It's My Story

Antoinette Brown Blackwell

Heroine Of Faith

Antoinette Louisa Brown, fondly called “Nettie,” was born in a log cabin in Henrietta, New York, on May 20, 1825 to Joseph Brown, a farmer, and Abby (Morse) Brown. Antoinette Brown was the seventh child in a family of ten.
Brown’s parents were devout Christians who were enthused by the Rev. Charles G. Finney and many of the revivals that were sweeping upstate New York at the time. She had been impacted by her family’s religious convictions from childhood, and by the age of nine, she had publicly declared her religion at the Congregational society and had been recognized as a member by the leaders.

Brown received her education at the Monroe County Academy and prior, at the local district school. She went on to teach for a few years before opting to further her education. Her father assisted her in pursuing her studies at Oberlin College in the “literary course.” She completed this study in 1847 and subsequently decided to pursue a theological degree at the same institution.  This was opposed by the Oberlin professors and also her family.
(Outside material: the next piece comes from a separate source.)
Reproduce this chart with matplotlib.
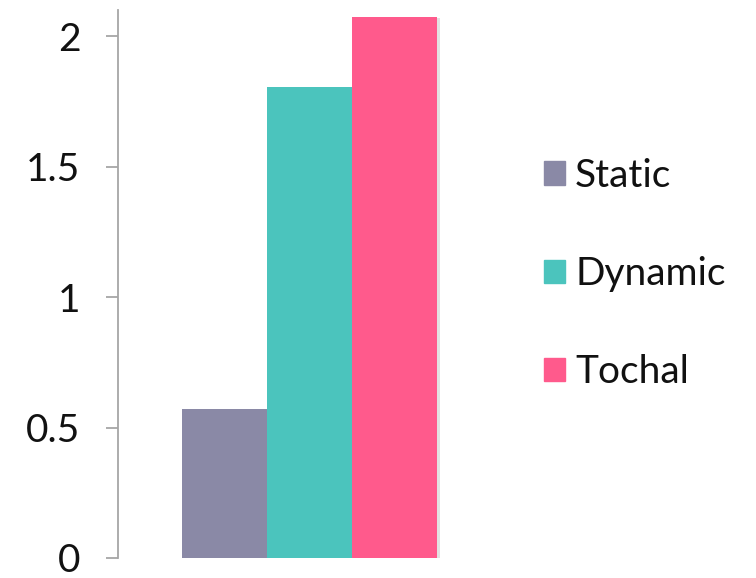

Brown was determined, and the faculty eventually had to find a middle ground and let her attend lectures and accept invitations to preach.
They did not, however, grant her a license to preach, and she was not permitted to graduate after completing the course in 1850.


Brown became more engaged in the nineteenth-century women’s rights, temperance, and anti-slavery movements when she was a student at Oberlin. She gave many temperance talks in Ohio in 1847. She gave a speech on women’s rights at the Baptist church in Henrietta the same year.
She worked as a lecturer for a few years after graduating from college, giving speeches on various areas of the reform movement throughout New York, Ohio, Pennsylvania, and New England. She also spoke in a number of early women’s rights conventions, including one in Syracuse, New York in 1852.
Brown had a particularly active year in 1853. She was a delegate to the World’s Temperance Convention in New York City and attended women’s rights meetings in New York City and Cleveland. At the Temperance Convention, severally, she attempted to speak but was shouted down by a hostile audience and eventually expelled because she was a woman.